Because if you can't do that, then you have no basis for saying that Congress's authority to make a uniform code of naturalization has anything to do with saying who can live and work in the country.

You're the one who threw down the gauntlet and challenged me to find a definition of citizen that didn't mean that. I find it ironic that you can't find one that does. You pulled your definition out of thin air and got caught.

The whole idea that naturalization was a prerequisite for living and working in the country was totally absent from the minds of the people who ratified the Constitution. Those representatives of the states had no notion that they were empowering the federal government to dictate to their citizens that they couldn't employ people to work for them without its permission. The idea that it had that power was never imagined until much later.

----------


## TheGrinch

LOL, I provide sources, legislation and supreme court rulings backing up my interpretation of what falls under naturalization laws, and I'm the one making stuff up?

I'm done if you're jsut going to start acting liek a fool trying to call me out. Either find some hard justifcation that you have the right to live and work in this country without going through naturalization laws (and ya know, green cards are actually part of the naturalization process, as it is a requirement to first live here under one in many cases).

----------


## erowe1

> Either find some hard justifcation that you have the right to live and work in this country without going through naturalization laws (and ya know, green cards are actually part of the naturalization process, as it is a requirement to first live here under one in many cases).


Since the word "naturalization" in the Constitution has nothing to do with having a right to live and work here, what more evidence do I need? The Constitution doesn't give Congress the authority to say who can live and work here, it gives them authority to say how people who live and work here can go on to get the rights of citizenship (which are not the same thing as living and working here).

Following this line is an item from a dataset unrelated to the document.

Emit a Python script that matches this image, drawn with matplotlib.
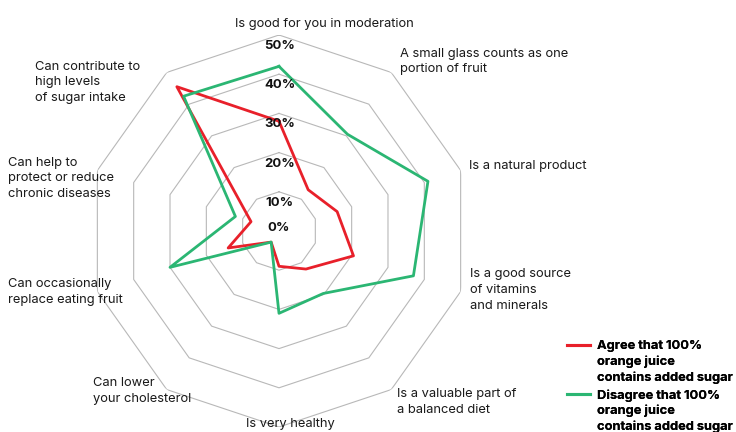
import numpy as np
import matplotlib
matplotlib.use("Agg")
import matplotlib.pyplot as plt
from matplotlib.lines import Line2D

plt.rcParams['font.family'] = ['Inter', 'DejaVu Sans']

categories = [
    "Is good for you in moderation",
    "A small glass counts as one\nportion of fruit",
    "Is a natural product",
    "Is a good source\nof vitamins\nand minerals",
    "Is a valuable part of\na balanced diet",
    "Is very healthy",
    "Can lower\nyour cholesterol",
    "Can occasionally\nreplace eating fruit",
    "Can help to\nprotect or reduce\nchronic diseases",
    "Can contribute to\nhigh levels\nof sugar intake",
]
agree = [28, 13, 16, 20.5, 12, 9, 3.5, 14, 7.7, 45.5]
disagree = [42, 30.5, 41, 37, 19.7, 21, 3.5, 30, 12, 42.5]
ticks = [0, 10, 20, 30, 40, 50]
tick_labels = ["0%", "10%", "20%", "30%", "40%", "50%"]
series_names = [["Agree that 100%", "orange juice", "contains added sugar"],
                ["Disagree that 100%", "orange juice", "contains added sugar"]]

RED = "#E8202A"
GREEN = "#2BB673"
GRID = "#b8b8b8"

W, H = 736, 432
fig = plt.figure(figsize=(W / 100, H / 100), dpi=100)
cx, cy = 279, 231
rx, ry = 191, 196
ax = fig.add_axes([(cx - rx) / W, 1 - (cy + ry) / H, 2 * rx / W, 2 * ry / H],
                  projection='polar')
ax.set_aspect('auto')
ax.set_theta_zero_location('N')
ax.set_theta_direction(-1)
ax.set_ylim(0, 50)
ax.grid(False)
ax.set_xticks([])
ax.set_yticks([])
ax.spines['polar'].set_visible(False)
ax.patch.set_alpha(0)

n = len(categories)
angles = np.arange(n) * 2 * np.pi / n
closed = np.concatenate([angles, angles[:1]])

for t in ticks[1:]:
    ax.plot(closed, [t] * (n + 1), color=GRID, lw=0.8, zorder=1)

ax.plot(closed, agree + agree[:1], color=RED, lw=2.0, zorder=3)
ax.plot(closed, disagree + disagree[:1], color=GREEN, lw=2.0, zorder=3)

for t, lab in zip(ticks, tick_labels):
    r = 0.8 if t == 0 else t - 2.8
    ax.text(0.004, r, lab, ha='center', va='center', fontsize=9.5,
            fontweight='bold', color='#111111', zorder=4)

# category labels (left x, first-line center y in pixels)
label_pos = [
    (235, 22), (400, 52), (469, 164), (470, 273), (397, 393),
    (246, 423), (93, 382), (8, 283), (8, 161), (35, 65),
]
for lab, (px, py) in zip(categories, label_pos):
    fig.text(px / W, 1 - (py - 4.5) / H, lab, ha='left', va='top', fontsize=9.3,
             color='#1a1a1a', linespacing=1.4)

for color, name_lines, top in zip([RED, GREEN], series_names, [340, 389]):
    handles, labels = [], []
    for i, line in enumerate(name_lines):
        handles.append(Line2D([], [], color=color, lw=2.2, alpha=1 if i == 0 else 0))
        labels.append(line)
    leg = fig.legend(handles, labels, loc='upper left',
                     bbox_to_anchor=(567 / W, 1 - top / H), frameon=False,
                     prop={'weight': 'bold', 'size': 9.3}, handlelength=1.75,
                     handletextpad=0.6, borderpad=0, borderaxespad=0,
                     labelspacing=0.25)
    fig.add_artist(leg)

fig.savefig("out.png", dpi=100)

I don't care what the Supreme Court says. I'm not even going to bother reading what you posted from them. They don't have the right to put something in the Constitution that isn't there.

You have presented absolutely zero actual evidence that the term "naturalization" in the Constitution could have been understood by those who ratified it could have been construed to mean that those who are not naturalized have no right to live and work in the country. It's inconceivable that they could have taken it that way, regardless of what any judge who treats the Constitution like toilet paper has to say about it. Green cards have nothing to do with anything anywhere in the Constitution.

The rights of citizenship aren't natural rights that all human beings have, such as the right to offer one's labor to another person in exchange for that person's money. They're special rights, like the right to vote or run for office. Look through all the occurrences of the word "citizen" in the Constitution and tell me you can't see this is the case.

As for calling you out, that's exactly what happened. You brought of the definition of "citizen" as though you already knew it, when it turned out you hadn't bothered looking it up and had no idea that when you did, it wouldn't say what you were claiming it said. You got caught in your own trap. If you were going to get into an argument in this thread, you should have figured out that you didn't have a clue what you were talking about before you did.

----------


## TheGrinch

> Since the word "naturalization" in the Constitution has nothing to do with having a right to live and work here, what more evidence do I need? The Constitution doesn't give Congress the authority to say who can live and work here, it gives them authority to say how people who live and work here can go on to get the rights of citizenship (which are not the same thing as living and working here).
> 
> I don't care what the Supreme Court says. I'm not even going to bother reading what you posted from them. They don't have the right to put something in the Constitution that isn't there.
> 
> You have presented absolutely zero actual evidence that the term "naturalization" in the Constitution could have been understood by those who ratified it could have been construed to mean that those who are not naturalized have no right to live and work in the country. It's inconceivable that they could have taken it that way, regardless of what any judge who treats the Constitution like toilet paper has to say about it.
> 
> The rights of citizenship aren't natural rights that all human beings have, such as the right to offer one's labor to another person in exchange for that person's money. They're special rights, like the right to vote or run for office. Look through all the occurrences of the word "citizen" in the Constitution and tell me you can't see this is the case.
> 
> As for calling you out, that's exactly what happened. You brought of the definition of "citizen" as though you already knew it, when it turned out you hadn't bothered looking it up and had no idea that when you did, it wouldn't say what you were claiming it said. You got caught in your own trap. If you were going to get into an argument in this thread, you should have figured out that you didn't have a clue what you were talking about before you did.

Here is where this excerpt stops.